“El
que quiera ser el primero que sea el último y el servidor de todos” (Mc 9, 30-37). Llevados por
la ambición y la codicia, los discípulos de Jesús comienzan a discutir entre
ellos sobre “quién sería el más grande”. En todos late el deseo desordenado de fama,
de poder, de recibir honores y glorias mundanas. A pesar de estar con Jesús y
de recibir de Él sus enseñanzas; a pesar de ser testigos directos de sus más
grandes milagros; a pesar de haber recibido la Buena Noticia del Reino de los
cielos, de labios del mismo Jesús, Buena Noticia que les habla de un destino
ultraterreno y eterno, Buena Noticia que les habla de la caducidad de la vida
presente y de la cercanía y proximidad de la vida eterna, los discípulos siguen
aferrados a esta vida material, terrena, temporal; vida que se termina
indefectiblemente, aunque el hombre viva ochenta, cien, ciento veinte años, y
se termina para dar paso, indefectiblemente también, a la eternidad. A pesar de
esto, a pesar de ser conscientes de la próxima llegada del Reino de los cielos
y de la eternidad, los discípulos actúan como si esta vida terrena fuera la
única y como si las pasiones que los dominan tuvieran que ser satisfechas a
toda costa, y ese es el motivo por el cual “discuten para ver quién es el más
grande”.
Cuanto
más se ama el mundo y menos el Reino de Dios, tanto más se aman las pompas del
mundo, sus fastos vanos y pasajeros, fastos más efímeros que un soplo de suave brisa.

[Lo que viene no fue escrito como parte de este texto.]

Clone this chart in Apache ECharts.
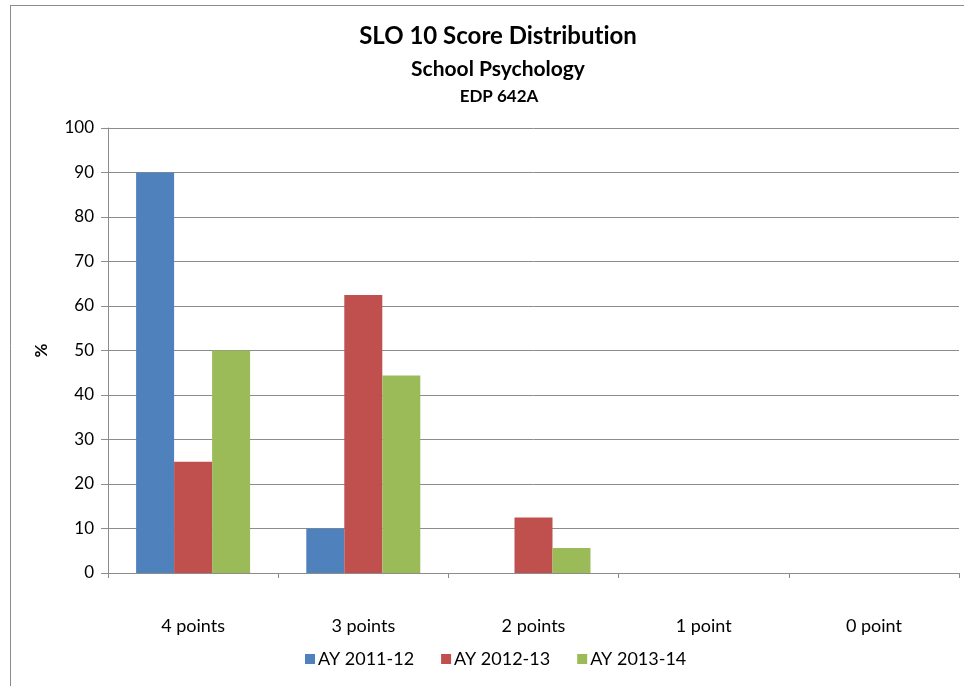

La falta de amor a Dios y a su Reino, el desprecio y olvido de las palabras de
Jesús, conducen a esta situación de discordia en el seno de la Iglesia,
discordia producida por la malicia del hombre y la perversidad del demonio, que
atiza de todas las maneras posibles el carbón del odio que late en el corazón
del ambicioso.
Jesús
escucha las disputas de sus discípulos y con voz pausada pero firme les
advierte que a los ojos de Dios las cosas son diametralmente opuestas: “El que
quiera ser el primero que sea el último y el servidor de todos”, y será Él en
Persona quien dará ejemplo de lo que predica. En la Encarnación, siendo Dios,
es engendrado en el seno de María Virgen como un cigoto; en su vida oculta, es
conocido como un vecino más entre el pueblo; en la Última Cena, siendo Dios
Hijo encarnado, se arrodilla ante cada uno de sus discípulos para lavarles los
pies, como si fuera un esclavo; en el Juicio inicuo al que es sometido antes de
su Pasión, es pospuesto a favor de un gran malhechor, Barrabás; en la Cruz,
muere como el más grande de los fracasados entre los hombres; una vez muerto,
ni siquiera tiene un sepulcro propio, y debe ser sepultado en un sepulcro nuevo,
propiedad de José de Arimatea.
Sin
embargo, este hecho de ser Jesús “el último y como el servidor de todos”, le
vale conseguir, para toda la humanidad, la gloria de Dios, a la que tienen
acceso al concederles el perdón de los pecados por su sacrificio en Cruz.
“El
que quiera ser el primero que sea el último y el servidor de todos”. Lo que
Jesús quiere decir a sus discípulos, que se ven envueltos en la discordia a
causa de su codicia y ambición, que aquel que sea ambicioso y tenga codicia de
dinero, de poder, de fama, de honra y gloria mundana, eleve sus ojos a la Cruz,
y así se dará cuenta que el más grande en el Reino de los cielos es el que en esta
vida es más insignificante a los ojos de los hombres.